Roku is preparing to roll out streaming bundles, a play aimed squarely at lifting profitability while deepening its role as the operating system of the living room. The move builds on Roku’s growing slate of premium partners and its expanding subscription strategy, positioning the company to capture more value from viewers who are hunting for simplicity and savings as subscription costs keep rising.
Why Streaming Bundles Make Sense for Roku Right Now
Households are juggling more subscriptions and higher prices, and many are looking for relief without sacrificing content. Industry research from Deloitte and Kantar has consistently shown that bundles and discounts reduce churn and encourage multi-service stacking. Roku sits at the crucial access point, where a single sign-up flow, unified billing, and on-device promotion can turn fragmented choices into curated deals that feel like value rather than bloat.
- Why Streaming Bundles Make Sense for Roku Right Now
- What the Bundles Could Offer to Viewers and Partners
- The Profitability Equation Behind Roku’s Bundles
- Partner Dynamics and How Roku Leverages Its Platform
- Where Howdy Fits in Roku’s Growing Subscription Strategy
- What to Watch Next as Roku Tests and Scales Bundles

Roku’s marketplace also benefits from a powerful feedback loop: discovery tools on the home screen push users toward featured offers, while subscription conversion and cancellation happen within the same interface. Antenna’s subscription analytics have found that channel-store distribution (where platforms sell third-party services) can stabilize retention compared with standalone direct-to-consumer sign-ups, thanks to streamlined billing and cross-promotion. Roku is set to lean into that advantage.
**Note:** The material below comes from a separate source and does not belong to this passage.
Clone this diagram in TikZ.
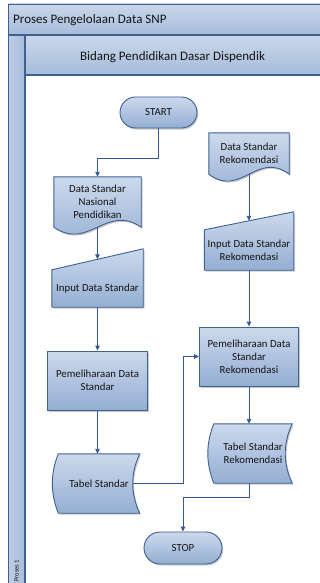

What the Bundles Could Offer to Viewers and Partners
While Roku hasn’t detailed lineups or pricing, expect a mix of premium add-on bundles, genre packages, and promotional pairings with ad-supported tiers. Think along the lines of a prestige TV and movies bundle anchored by services like Max, or seasonal sports lineups that can be switched on and off. Roku can sweeten the pot with free trials, loyalty credits through Roku Pay, and targeted offers triggered by viewing behavior—features that competitors like Amazon and Apple have used to good effect in their channel ecosystems.
The mechanics matter: a single bill, easy upgrades or pauses, and smart reminders before big shows or tentpole events. With the Roku home screen acting as the storefront, placements and recommendations become a form of merchandising—valuable for partners, and an incremental revenue driver for Roku.
The Profitability Equation Behind Roku’s Bundles
Roku’s latest results underscore why bundles are timely. The company reported strong platform momentum—users streamed 145.6 billion hours over the last year, up about 15% year over year—and it is nearing 100 million streaming households. In the most recent quarter, Roku posted net income of $80.5 million versus a loss in the comparable period a year earlier, on revenue of $1.4 billion, up 16% year over year. Management’s outlook calls for roughly $5.5 billion in total net revenue and about $2.4 billion in gross profit for the full year.

Bundles can lift average revenue per account in two ways: a take rate on third-party subscriptions sold through Roku, and increased ad monetization as bundled subscribers spend more time within Roku’s environment. Importantly, bundles are also a churn antidote. Lower churn improves lifetime value, which supports profitability without relying solely on price hikes or relentless user acquisition spending.
Partner Dynamics and How Roku Leverages Its Platform
Premium streamers want distribution, but they also want control over pricing, data, and brand placement. Roku has been adding top-tier services—highlighted by the addition of Max—and bundles give those partners another way to reach cost-conscious viewers without discounting in isolation. Analysts at MoffettNathanson and Omdia have noted that channel-store economics can be attractive when platforms deliver scale, lower churn, and merchandising—offsetting the rev-share platforms typically take.
The balancing act will be data and discoverability. Partners will push for meaningful insights and prime placement. Roku will seek durable economics and the flexibility to promote its own properties, like The Roku Channel, without spooking allies. Striking that balance is where operating-system distributors can create enduring moats.
Where Howdy Fits in Roku’s Growing Subscription Strategy
Roku is also expanding Howdy, its $3 ad-free subscription streaming service, beyond the Roku platform. CEO Anthony Wood has said the goal is to distribute it widely, reinforcing Roku’s strategy to own both aggregation and direct-to-consumer relationships. Howdy could be bundled as a low-cost perk—an entry point that helps Roku collect payment credentials, reduce friction for future add-ons, and encourage more time spent within Roku’s ecosystem.
What to Watch Next as Roku Tests and Scales Bundles
Details on partners, pricing, and eligibility will reveal how aggressive Roku intends to be. Look for signals in on-device merchandising, limited-time promos, and whether bundles lean into ad-supported tiers to keep sticker prices attractive. If Roku pairs smart packaging with its scale and discovery engine, bundles could become a meaningful flywheel—raising ARPU, lowering churn, and keeping the profitability curve pointed in the right direction.